— WHAT IS ASKED —
Leave out the pictures and set down exactly the lines from the start of the listing through the one with "return (MT + ph - y) / ph", both included.

— SOURCE DATA —
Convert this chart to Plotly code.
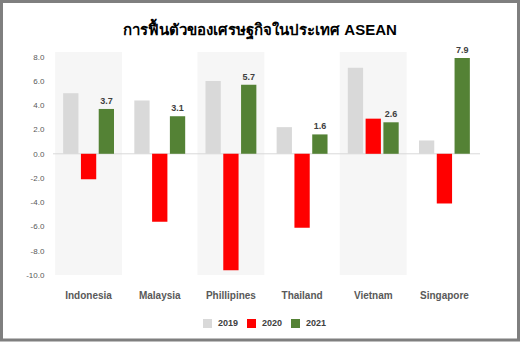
import plotly.graph_objects as go

countries = ["Indonesia", "Malaysia", "Phillipines", "Thailand", "Vietnam", "Singapore"]
years = ["2019", "2020", "2021"]
v2019 = [5.0, 4.4, 6.0, 2.2, 7.1, 1.1]
v2020 = [-2.1, -5.6, -9.6, -6.1, 2.9, -4.1]
v2021 = [3.7, 3.1, 5.7, 1.6, 2.6, 7.9]
colors = ["#d9d9d9", "#ff0000", "#548235"]
shaded = ["Indonesia", "Phillipines", "Vietnam"]
yticks = [8, 6, 4, 2, 0, -2, -4, -6, -8, -10]

FONT = "Liberation Sans, Arial, Noto Sans, sans-serif"
W, H = 520, 342
ML, MR, MT, MB = 53, 40, 52, 67
pw, ph = W - ML - MR, H - MT - MB


def px(x):
    return (x - ML) / pw


def py(y):
    return (MT + ph - y) / ph


fig = go.Figure()
for name, vals, col in zip(years, [v2019, v2020, v2021], colors):
    fig.add_trace(go.Bar(
        name=name, x=countries, y=vals, marker=dict(color=col, line=dict(width=0)),
        text=[f"{v:.1f}" for v in vals] if name == "2021" else None,
        textposition="outside" if name == "2021" else "none",
        textfont=dict(family=FONT, size=9, color="#404040", weight="bold"),
        cliponaxis=False, showlegend=False,
    ))

shapes = []
annotations = []
for c in shaded:
    i = countries.index(c)
    shapes.append(dict(type="rect", xref="x", yref="paper", x0=i - 0.47, x1=i + 0.47,
                       y0=0, y1=1, fillcolor="#f6f6f6", line=dict(width=0), layer="below"))
# zero line
shapes.append(dict(type="line", xref="paper", yref="y", x0=0, x1=1, y0=0, y1=0,
                   line=dict(color="#d9d9d9", width=1), layer="below"))
# outer frame
shapes.append(dict(type="rect", xref="paper", yref="paper",
                   x0=px(1.5), x1=px(W - 1.5), y0=py(H - 2), y1=py(1.5),
                   line=dict(color="#7f7f7f", width=3), fillcolor="rgba(0,0,0,0)"))

# legend (square + label per series)
leg_x0 = 203
for k, (name, col) in enumerate(zip(years, colors)):
    x = leg_x0 + 44 * k
    shapes.append(dict(type="rect", xref="paper", yref="paper",
                       x0=px(x), x1=px(x + 9), y0=py(328), y1=py(319),
                       fillcolor=col, line=dict(width=0)))
    annotations.append(dict(text=name, xref="paper", yref="paper", x=px(x + 13), y=py(323),
                            xanchor="left", yanchor="middle", showarrow=False,
                            font=dict(family=FONT, size=9, color="#404040", weight="bold")))

fig.update_layout(
    width=W, height=H,
    margin=dict(l=ML, r=MR, t=MT, b=MB, pad=0, autoexpand=False),
    paper_bgcolor="white", plot_bgcolor="white",
    barmode="group", bargap=0.25, bargroupgap=0.14,
    title=dict(text="การฟื้นตัวของเศรษฐกิจในประเทศ ASEAN", x=0.5, xref="container",
               xanchor="center", y=1 - 30 / H, yanchor="middle",
               font=dict(family=FONT, size=15, color="#000000", weight="bold")),
    showlegend=False,
    shapes=shapes,
    annotations=annotations,
    xaxis=dict(showgrid=False, zeroline=False, showline=False, automargin=False,
               ticks="outside", ticklen=11, tickcolor="rgba(0,0,0,0)",
               tickfont=dict(family=FONT, size=10, color="#595959", weight="bold")),
    yaxis=dict(range=[-10, 8.4], tickvals=yticks, ticktext=[f"{t:.1f}" for t in yticks],
               showgrid=False, zeroline=False, showline=False, automargin=False,
               ticks="outside", ticklen=6, tickcolor="rgba(0,0,0,0)",
               tickfont=dict(family=FONT, size=8, color="#595959")),
)

fig.write_html("out.html")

— ANSWER —
Convert this chart to Plotly code.
import plotly.graph_objects as go

countries = ["Indonesia", "Malaysia", "Phillipines", "Thailand", "Vietnam", "Singapore"]
years = ["2019", "2020", "2021"]
v2019 = [5.0, 4.4, 6.0, 2.2, 7.1, 1.1]
v2020 = [-2.1, -5.6, -9.6, -6.1, 2.9, -4.1]
v2021 = [3.7, 3.1, 5.7, 1.6, 2.6, 7.9]
colors = ["#d9d9d9", "#ff0000", "#548235"]
shaded = ["Indonesia", "Phillipines", "Vietnam"]
yticks = [8, 6, 4, 2, 0, -2, -4, -6, -8, -10]

FONT = "Liberation Sans, Arial, Noto Sans, sans-serif"
W, H = 520, 342
ML, MR, MT, MB = 53, 40, 52, 67
pw, ph = W - ML - MR, H - MT - MB


def px(x):
    return (x - ML) / pw


def py(y):
    return (MT + ph - y) / ph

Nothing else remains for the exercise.